NETHERLANDS - A new Dutch platform for life settlement providers and investors has called for internal regulation and professional standards for the emerging asset class.
The Organisation of Experts in Life Settlements Institute (ELSI), launched yesterday, says interest in securitised life insurance policies, or life-settlements, is growing, particularly among institutional investors who want to diversify their portfolios, though more communication is needed.
Chairman and founding member Ronald van de Langenberg argues because of the often negative portrayal of the asset class, there is a danger the real risks remain hidden to investors.
"With real estate, for instance, everybody knows the market goes through certain developments," argued Van de Langenberg, though adding the aspects of importance to life settlement investments are far less well known.
The organisation wants to breathe life into a of set professional standards, and would also like to see internal regulation among life settlement providers.

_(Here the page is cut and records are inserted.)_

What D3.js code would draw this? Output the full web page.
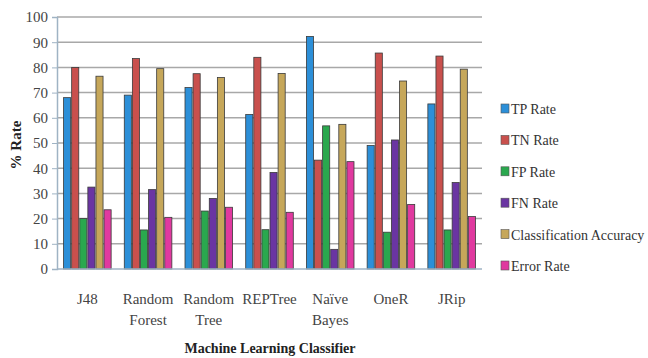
<!DOCTYPE html>
<html><head><meta charset="utf-8">
<script src="https://cdn.jsdelivr.net/npm/d3@7"></script>
<style>body{margin:0;background:#fff}svg{display:block}text{font-family:"Liberation Serif","Times New Roman",serif}</style>
</head><body><svg id="c" width="648" height="358"></svg>
<script>
const categories = [["J48"],["Random","Forest"],["Random","Tree"],["REPTree"],["Naïve","Bayes"],["OneR"],["JRip"]];
const seriesNames = ["TP Rate","TN Rate","FP Rate","FN Rate","Classification Accuracy","Error Rate"];
const colors = ["#2c8fd8","#c9504d","#2aa84e","#6a35a2","#c6a75a","#e0399f"];
const tpRate = [68, 69, 72, 61.3, 92.3, 49, 65.5];
const tnRate = [80, 83.5, 77.5, 84, 43.2, 85.7, 84.5];
const fpRate = [20, 15.5, 23, 15.6, 56.8, 14.6, 15.5];
const fnRate = [32.5, 31.5, 28, 38.3, 7.8, 51.2, 34.3];
const accuracy = [76.5, 79.5, 76, 77.6, 57.4, 74.6, 79.3];
const errorRate = [23.5, 20.5, 24.5, 22.5, 42.6, 25.6, 20.8];
const yTicks = [0,10,20,30,40,50,60,70,80,90,100];

const series = [tpRate,tnRate,fpRate,fnRate,accuracy,errorRate];
const svg = d3.select("#c");
const m = {l:57, r:166, t:17, b:89};
const W = 648, H = 358;
const x0 = d3.scaleBand().domain(d3.range(categories.length)).range([m.l, W-m.r]).paddingInner(0.2).paddingOuter(0.1);
const x1 = d3.scaleBand().domain(d3.range(series.length)).range([0, x0.bandwidth()]);
const y = d3.scaleLinear().domain([0,100]).range([H-m.b, m.t]);

// grid
svg.append("g").selectAll("line").data(yTicks.filter(d=>d>0)).join("line")
  .attr("x1", m.l).attr("x2", W-m.r).attr("y1", d=>y(d)).attr("y2", d=>y(d))
  .attr("stroke","#a8a8a8").attr("stroke-width",1.5);

// y axis
const ya = svg.append("g").attr("transform",`translate(${m.l},0)`)
  .call(d3.axisLeft(y).tickValues(yTicks).tickSize(5).tickPadding(4));
ya.select(".domain").attr("stroke","#9fb3c4").attr("stroke-width",1.5);
ya.selectAll(".tick line").attr("stroke","#9fb3c4");
ya.selectAll("text").attr("font-size",15).attr("fill","#444").attr("font-family","Liberation Serif");

// bars
const g = svg.append("g");
categories.forEach((c,i)=>{
  series.forEach((s,j)=>{
    g.append("rect")
      .attr("x", x0(i)+x1(j)+0.5).attr("y", y(s[i]))
      .attr("width", x1.bandwidth()-1).attr("height", y(0)-y(s[i]))
      .attr("fill", colors[j]).attr("stroke","#3a3a3a").attr("stroke-width",0.8);
  });
});

// bottom axis line
svg.append("line").attr("x1",m.l).attr("x2",W-m.r).attr("y1",y(0)).attr("y2",y(0))
  .attr("stroke","#9fb3c4").attr("stroke-width",1.5);

// x labels
const xl = svg.append("g");
categories.forEach((c,i)=>{
  const t = xl.append("text").attr("x", x0(i)+x0.bandwidth()/2).attr("y", 304)
    .attr("text-anchor","middle").attr("font-size",15).attr("fill","#444");
  c.forEach((line,k)=>t.append("tspan").attr("x", x0(i)+x0.bandwidth()/2).attr("dy", k===0?0:21).text(line));
});

// axis titles
svg.append("text").attr("x",270).attr("y",353).attr("text-anchor","middle")
  .attr("font-size",14).attr("font-weight","bold").attr("fill","#222").text("Machine Learning Classifier");
svg.append("text").attr("transform","translate(21,145) rotate(-90)").attr("text-anchor","middle")
  .attr("font-size",15).attr("font-weight","bold").attr("fill","#222").text("% Rate");

// legend
const lg = svg.append("g");
seriesNames.forEach((n,j)=>{
  const yy = 109 + j*31.4;
  lg.append("rect").attr("x",501).attr("y",yy-5).attr("width",8).attr("height",9)
    .attr("fill",colors[j]).attr("stroke","#555").attr("stroke-width",0.6);
  lg.append("text").attr("x",511).attr("y",yy+5).attr("font-size",14).attr("fill","#333").text(n);
});
</script></body></html>
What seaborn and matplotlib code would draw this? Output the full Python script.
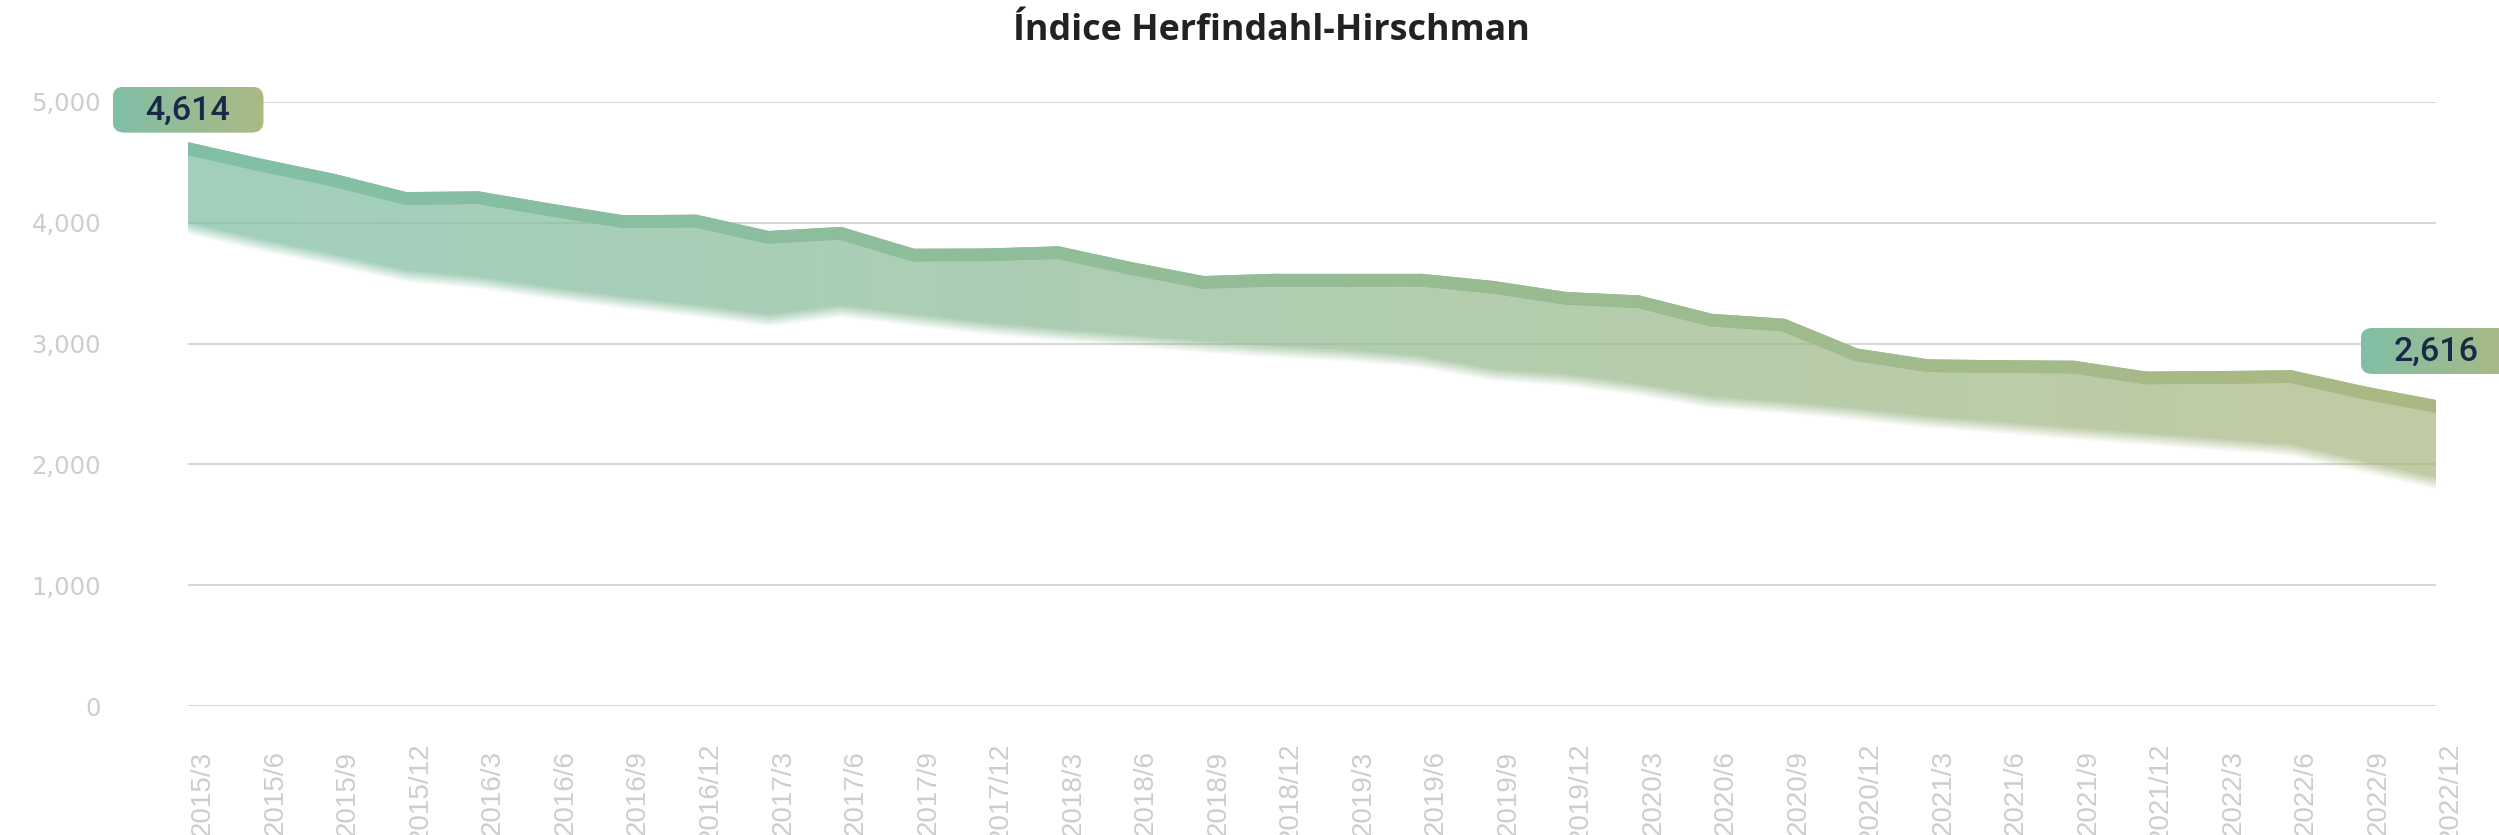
import numpy as np
import matplotlib
matplotlib.use("Agg")
import matplotlib.pyplot as plt
import matplotlib.transforms as mtransforms
from matplotlib.collections import LineCollection
from matplotlib.patches import FancyBboxPatch
import seaborn as sns

# ---------------- data ----------------
periods = ["2015/3", "2015/6", "2015/9", "2015/12",
           "2016/3", "2016/6", "2016/9", "2016/12",
           "2017/3", "2017/6", "2017/9", "2017/12",
           "2018/3", "2018/6", "2018/9", "2018/12",
           "2019/3", "2019/6", "2019/9", "2019/12",
           "2020/3", "2020/6", "2020/9", "2020/12",
           "2021/3", "2021/6", "2021/9", "2021/12",
           "2022/3", "2022/6", "2022/9", "2022/12"]
hhi = [4614, 4478, 4354, 4202, 4208, 4106, 4010, 4015,
       3880, 3913, 3733, 3735, 3753, 3623, 3507, 3526,
       3526, 3526, 3466, 3375, 3347, 3195, 3154, 2908,
       2817, 2810, 2806, 2716, 2720, 2727, 2594, 2480]
band_low = [3954, 3816, 3692, 3560, 3504, 3416, 3339, 3272,
            3190, 3268, 3195, 3126, 3071, 3024, 2974, 2933,
            2900, 2850, 2740, 2699, 2620, 2515, 2470, 2415,
            2350, 2305, 2255, 2210, 2165, 2119, 1981, 1844]
callout_idx = [0, 31]
callout_values = [4614, 2616]
y_ticks = [0, 1000, 2000, 3000, 4000, 5000]
title = "Índice Herfindahl-Hirschman"

# ---------------- style ----------------
W, H = 2499, 835
sns.set_theme(style="white")
plt.rcParams["font.family"] = ["DejaVu Sans"]

c_start = np.array([128, 191, 166]) / 255.0
c_end = np.array([171, 185, 131]) / 255.0
tick_col = "#CDCDCD"
grid_col = "#D3D3D3"

fig = plt.figure(figsize=(W / 100, H / 100), dpi=100)
fig.patch.set_facecolor("white")
ax = fig.add_axes([188 / W, 1 - 706 / H, (2436 - 188) / W, (706 - 102) / H])

n = len(hhi)
idx = np.arange(n)

# base line via seaborn
mid = (c_start + c_end) / 2
sns.lineplot(x=idx, y=hhi, ax=ax, color=mid, linewidth=9.1, zorder=3)

ax.set_xlim(0, n - 1)
ax.set_ylim(0, 5000)

# gradient band fill (horizontal colour gradient, soft lower edge)
ny, nx = 1000, 2400
ylo, yhi = 1400, 4800
xs = np.linspace(0, n - 1, nx)
ys = np.linspace(ylo, yhi, ny)
up = np.interp(xs, idx, hhi)[None, :]
lo = np.interp(xs, idx, band_low)[None, :]
Y = ys[:, None]
fade = 110.0
a = np.clip((Y - lo + fade / 2) / fade, 0, 1) * (Y <= up)
t = xs / (n - 1)
rgb = c_start[None, :] + t[:, None] * (c_end - c_start)[None, :]
img = np.zeros((ny, nx, 4), dtype=np.float32)
img[..., :3] = rgb[None, :, :]
img[..., 3] = 0.74 * a
ax.imshow(img, extent=(0, n - 1, ylo, yhi), origin="lower", aspect="auto",
          interpolation="bilinear", zorder=2)

# gradient line
pts = np.column_stack([idx, hhi]).astype(float)
segs = np.stack([pts[:-1], pts[1:]], axis=1)
tm = (idx[:-1] + 0.5) / (n - 1)
cols = [tuple(c_start + ti * (c_end - c_start)) for ti in tm]
lc = LineCollection(segs, colors=cols, linewidths=9.1, capstyle="round",
                    joinstyle="round", zorder=4)
ax.add_collection(lc)

ax.set_xlim(0, n - 1)
ax.set_ylim(0, 5000)

# axes styling
for s in ax.spines.values():
    s.set_visible(False)
ax.set_yticks(y_ticks)
ax.set_yticklabels([f"{v:,}" for v in y_ticks])
ax.set_xticks(idx)
ax.set_xticklabels(periods, rotation=90, va="center", ha="center",
                   family=["Liberation Sans", "DejaVu Sans"])
ax.tick_params(axis="y", length=0, pad=62.6, labelsize=17.5, labelcolor=tick_col)
ax.tick_params(axis="x", length=0, pad=62.6, labelsize=20, labelcolor=tick_col)
shift = mtransforms.ScaledTranslation(0.15, 0, fig.dpi_scale_trans)
for lab in ax.get_xticklabels():
    lab.set_transform(lab.get_transform() + shift)
ax.yaxis.grid(True, color=grid_col, linewidth=1.3, zorder=1)
ax.xaxis.grid(False)
ax.set_axisbelow(True)
ax.set_xlabel("")
ax.set_ylabel("")

# title
fig.text(1271 / W, 1 - 31 / H, title, ha="center", va="center",
         fontsize=25.8, fontweight="bold", color="#222222",
         family=["Open Sans", "DejaVu Sans"])

# callout boxes (overlay in pixel coordinates)
ov = fig.add_axes([0, 0, 1, 1], zorder=10)
ov.patch.set_alpha(0)
ov.axis("off")
bw, bh = 151, 46
grad = np.linspace(0, 1, 256)
grad_img = (c_start[None, :] + grad[:, None] * (c_end - c_start)[None, :])[None, :, :]
for xi, val in zip(callout_idx, callout_values):
    px, pyd = ax.transData.transform((xi, val))
    py = H - pyd
    cy = py - 39
    x0, y0 = px - bw / 2, cy - bh / 2
    patch = FancyBboxPatch((x0, y0), bw, bh,
                           boxstyle="round,pad=0,rounding_size=12",
                           fc="none", ec="none")
    ov.add_patch(patch)
    im = ov.imshow(grad_img, extent=(x0, x0 + bw, y0 + bh, y0), aspect="auto",
                   interpolation="bilinear", zorder=1)
    im.set_clip_path(patch)
    ov.text(px, cy + 1, f"{val:,}", ha="center", va="center", fontsize=24.5,
            color="#1A2947", fontweight="medium", family=["Roboto", "DejaVu Sans"],
            zorder=2)
ov.set_xlim(0, W)
ov.set_ylim(H, 0)

fig.savefig("out.png", dpi=100, facecolor="white")
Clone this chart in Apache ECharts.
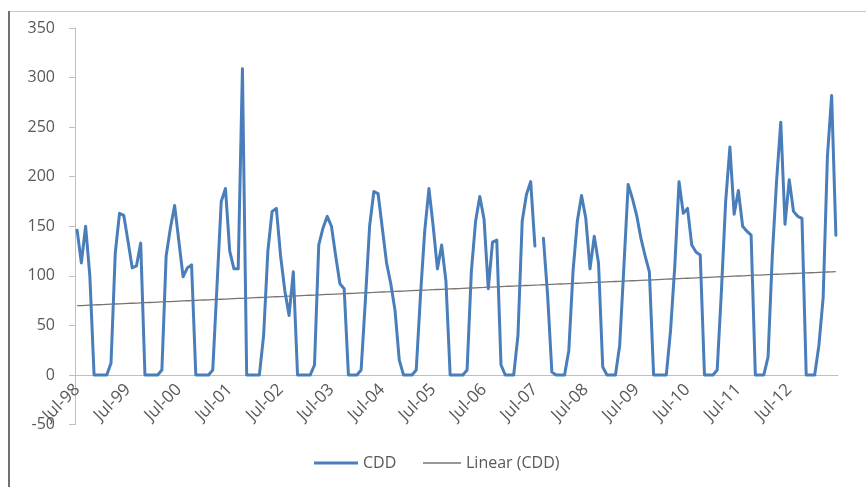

The organisation's members so far are providers, advisers, accountants and lawyers, though Van de Langenberg would like to see investors, such as pension funds and other institutional investors, join the mix as well.
Van de Langenberg has also had contact with MN Services and Cordares to join the association. They have been reluctant so far, but he hopes as the association further develops its standards, they might reconsider their position.
In the constant search for diversification via uncorrelated asset classes, more Dutch pension funds are turning to life insurance policies.
Earlier this year, PME, the €20.5bn fund for Dutch metalworkers, said it was to put up to €400m - or 2% of its total assets - into securitised life insurance policies or life settlements.
Life settlements are insurance policies that are surrendered early by their holders to third parties. So far hedge funds have been the main investors in these asset class but European and US institutional investors are catching up.
According to figures collected by research agency Sanford C. Bernstein in New York, the market issuance of life settlements rose by $10bn (€7.4bn) between 2004 and 2005 to $23bn. Annualised returns lie somewhere between 8% to 11%.